Arto der Haroutunian is something of a legend amongst cookery writers, even though he left the world of cuisine, and the world, in 1987 aged just 47.
Born in Aleppo, Syria, the son of a priest of the Armenian Church, his parents settled in Manchester in 1952 and he studied to become an architect.
As well practicing as an architect after graduation, Arto and his brother opened the first genuine Armenian restaurant in Manchester in 1969.
They went on to open more restaurants, many designed by Arto, including one in London that was a magnet for all the stars of the day.
Arto found the time between all his other activities to write twelve books all about Middle Eastern food, each filled with historical facts, proverbs, folk wisdoms, poems and anecdotes.
This particular book was originally published in hardback in 1983. This is the first paperback edition of these recipes from the Caucasus, Turkey, the Arab countries, Israel, Iran and more
Were Arto still around he might have decided that some bits of his introduction were no longer needed – we are all a lot more familiar with’exotic’ ingredients now than we were back then. And we can find them easier.
Nonetheless his introduction and glossary of herbs and spices still stands as a model of how to write a proper cookery book; engaging erudition, a love of the subject and a passion for sharing it.
Middle Eastern food is perfect for vegetarians, meat has always been a luxury in the Middle Eas through the ages, a special treat and so vegetables are treated with near reverence.
Most vegetarians will find the meze or small plate choices in a Middle Eastern or North African restaurant a cornucopia of delights and this book is the same.
Grains, pulses, herbs, nuts and fruits also play their part in the cooking and added to them always is exotic and delicate spicing.
Here you’ll find definitive recipes for falafel, tabbouleh and hummus, fantastic soups, stuffed vegetables, pilafs, preserves, breads, pickles, relishes and pastries. Every page is a winner.
Try Kookoo Sibzamini, a potato omelette dish from Iran, or avarov-Shomini Boreks which are small patties stuffed with spinach and bulgur wheat.
Many dishes can stand alone, but mostly they would be served in a profusion of choice, particularly on special occasions.

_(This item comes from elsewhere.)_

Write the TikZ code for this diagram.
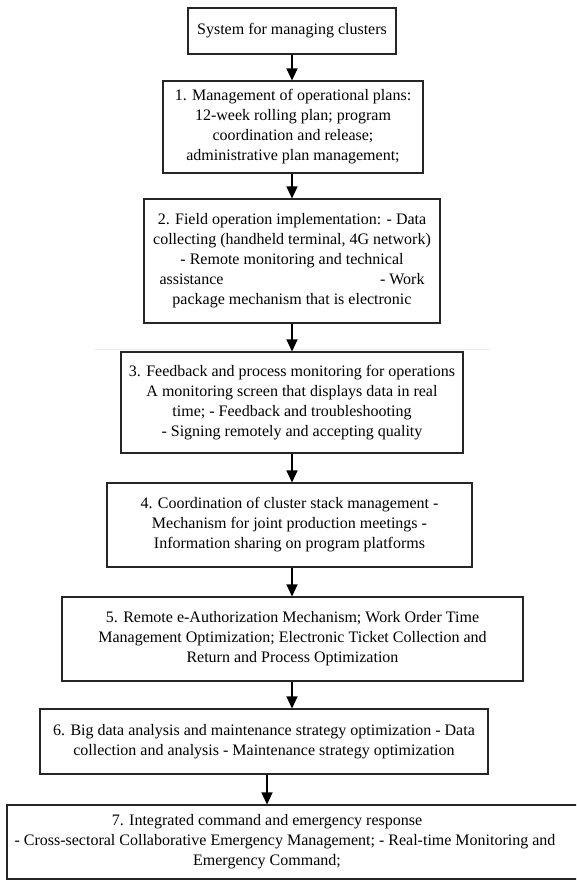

There are no pictures. None. This may not go down well with the Instagram generation, but should present no problem for the true foodie. It also leaves more room for Arto’s words, about culture, ingredients and food stories which are as delicious as any of the dishes.
This paperback repairint is welcome – hardback copies of all Arto’s books are increasingly hard to find; those who have them understandably hang onto them.
You certainly don’t have to be a vegetarian to want to cook these dishes, but their variety and taste will certainly have you wondering whether you really need to eat meat at all and that can never be a bad thing.